• Data extract
>>>>>

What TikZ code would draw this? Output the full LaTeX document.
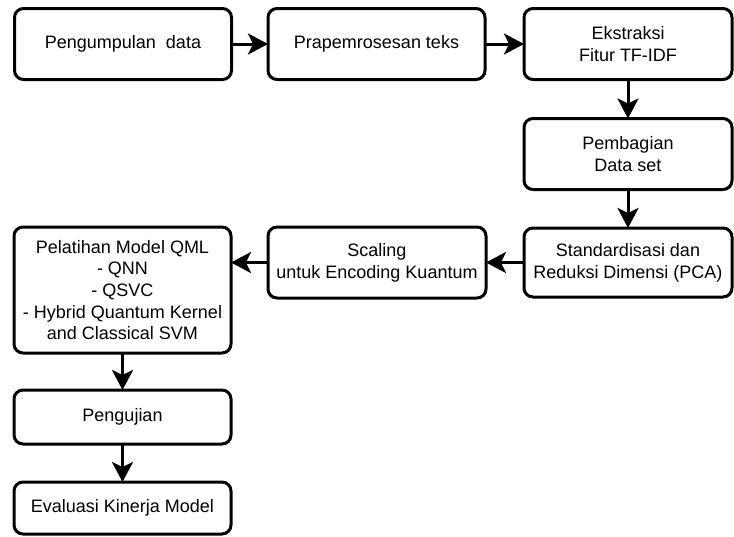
\documentclass[tikz,border=0pt]{standalone}
\usepackage{fontspec}
\setmainfont{Liberation Sans}
\usepackage{tikz}
\usetikzlibrary{arrows.meta}

\begin{document}
\begin{tikzpicture}[x=1pt, y=1pt,
    procbox/.style={draw, line width=3pt, rounded corners=9pt, align=center,
      inner sep=0pt, outer sep=0pt, font=\fontsize{18}{21.7}\selectfont},
    flow/.style={line width=3pt, -{Stealth[length=20pt, width=21pt, inset=5pt]}}]
      \useasboundingbox (0,0) rectangle (734,-536);
      \node[procbox, minimum width=217, minimum height=71] (pengumpulan) at (123,-44) {Pengumpulan\ \ data};
      \node[procbox, minimum width=217, minimum height=71] (prapemrosesan) at (376.5,-44) {Prapemrosesan teks};
      \node[procbox, minimum width=208, minimum height=71] (ekstraksi) at (628,-44) {Ekstraksi\\Fitur TF-IDF};
      \node[procbox, minimum width=208, minimum height=71] (pembagian) at (628,-154) {Pembagian\\Data set};
      \node[procbox, minimum width=208, minimum height=69] (reduksi) at (628,-262.5) {Standardisasi dan\\Reduksi Dimensi (PCA)};
      \node[procbox, minimum width=218, minimum height=71] (scaling) at (377,-262.5) {Scaling\\untuk Encoding Kuantum};
      \node[procbox, minimum width=217, minimum height=126] (pelatihan) at (122.5,-290) {Pelatihan Model QML\\- QNN\\- QSVC\\- Hybrid Quantum Kernel\\and Classical SVM};
      \node[procbox, minimum width=217, minimum height=54] (pengujian) at (122.5,-417) {Pengujian};
      \node[procbox, minimum width=217, minimum height=52] (evaluasi) at (122.5,-508) {Evaluasi Kinerja Model};
      % alur proses
      \draw[flow] (pengumpulan) -- (prapemrosesan);
      \draw[flow] (prapemrosesan) -- (ekstraksi);
      \draw[flow] (ekstraksi) -- (pembagian);
      \draw[flow] (pembagian) -- (reduksi);
      \draw[flow] (reduksi) -- (scaling);
      \draw[flow] (scaling.west) -- (scaling.west -| pelatihan.east);
      \draw[flow] (pelatihan) -- (pengujian);
      \draw[flow] (pengujian) -- (evaluasi);
\end{tikzpicture}
\end{document}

<<<<<

• What this task involves
Copy all the data exactly as written, but skip any picture.

• Output of the task
What TikZ code would draw this? Output the full LaTeX document.
\documentclass[tikz,border=0pt]{standalone}
\usepackage{fontspec}
\setmainfont{Liberation Sans}
\usepackage{tikz}
\usetikzlibrary{arrows.meta}

\begin{document}
\begin{tikzpicture}[x=1pt, y=1pt,
    procbox/.style={draw, line width=3pt, rounded corners=9pt, align=center,
      inner sep=0pt, outer sep=0pt, font=\fontsize{18}{21.7}\selectfont},
    flow/.style={line width=3pt, -{Stealth[length=20pt, width=21pt, inset=5pt]}}]
      \useasboundingbox (0,0) rectangle (734,-536);
      \node[procbox, minimum width=217, minimum height=71] (pengumpulan) at (123,-44) {Pengumpulan\ \ data};
      \node[procbox, minimum width=217, minimum height=71] (prapemrosesan) at (376.5,-44) {Prapemrosesan teks};
      \node[procbox, minimum width=208, minimum height=71] (ekstraksi) at (628,-44) {Ekstraksi\\Fitur TF-IDF};
      \node[procbox, minimum width=208, minimum height=71] (pembagian) at (628,-154) {Pembagian\\Data set};
      \node[procbox, minimum width=208, minimum height=69] (reduksi) at (628,-262.5) {Standardisasi dan\\Reduksi Dimensi (PCA)};
      \node[procbox, minimum width=218, minimum height=71] (scaling) at (377,-262.5) {Scaling\\untuk Encoding Kuantum};
      \node[procbox, minimum width=217, minimum height=126] (pelatihan) at (122.5,-290) {Pelatihan Model QML\\- QNN\\- QSVC\\- Hybrid Quantum Kernel\\and Classical SVM};
      \node[procbox, minimum width=217, minimum height=54] (pengujian) at (122.5,-417) {Pengujian};
      \node[procbox, minimum width=217, minimum height=52] (evaluasi) at (122.5,-508) {Evaluasi Kinerja Model};
      % alur proses
      \draw[flow] (pengumpulan) -- (prapemrosesan);
      \draw[flow] (prapemrosesan) -- (ekstraksi);
      \draw[flow] (ekstraksi) -- (pembagian);
      \draw[flow] (pembagian) -- (reduksi);
      \draw[flow] (reduksi) -- (scaling);
      \draw[flow] (scaling.west) -- (scaling.west -| pelatihan.east);
      \draw[flow] (pelatihan) -- (pengujian);
      \draw[flow] (pengujian) -- (evaluasi);
\end{tikzpicture}
\end{document}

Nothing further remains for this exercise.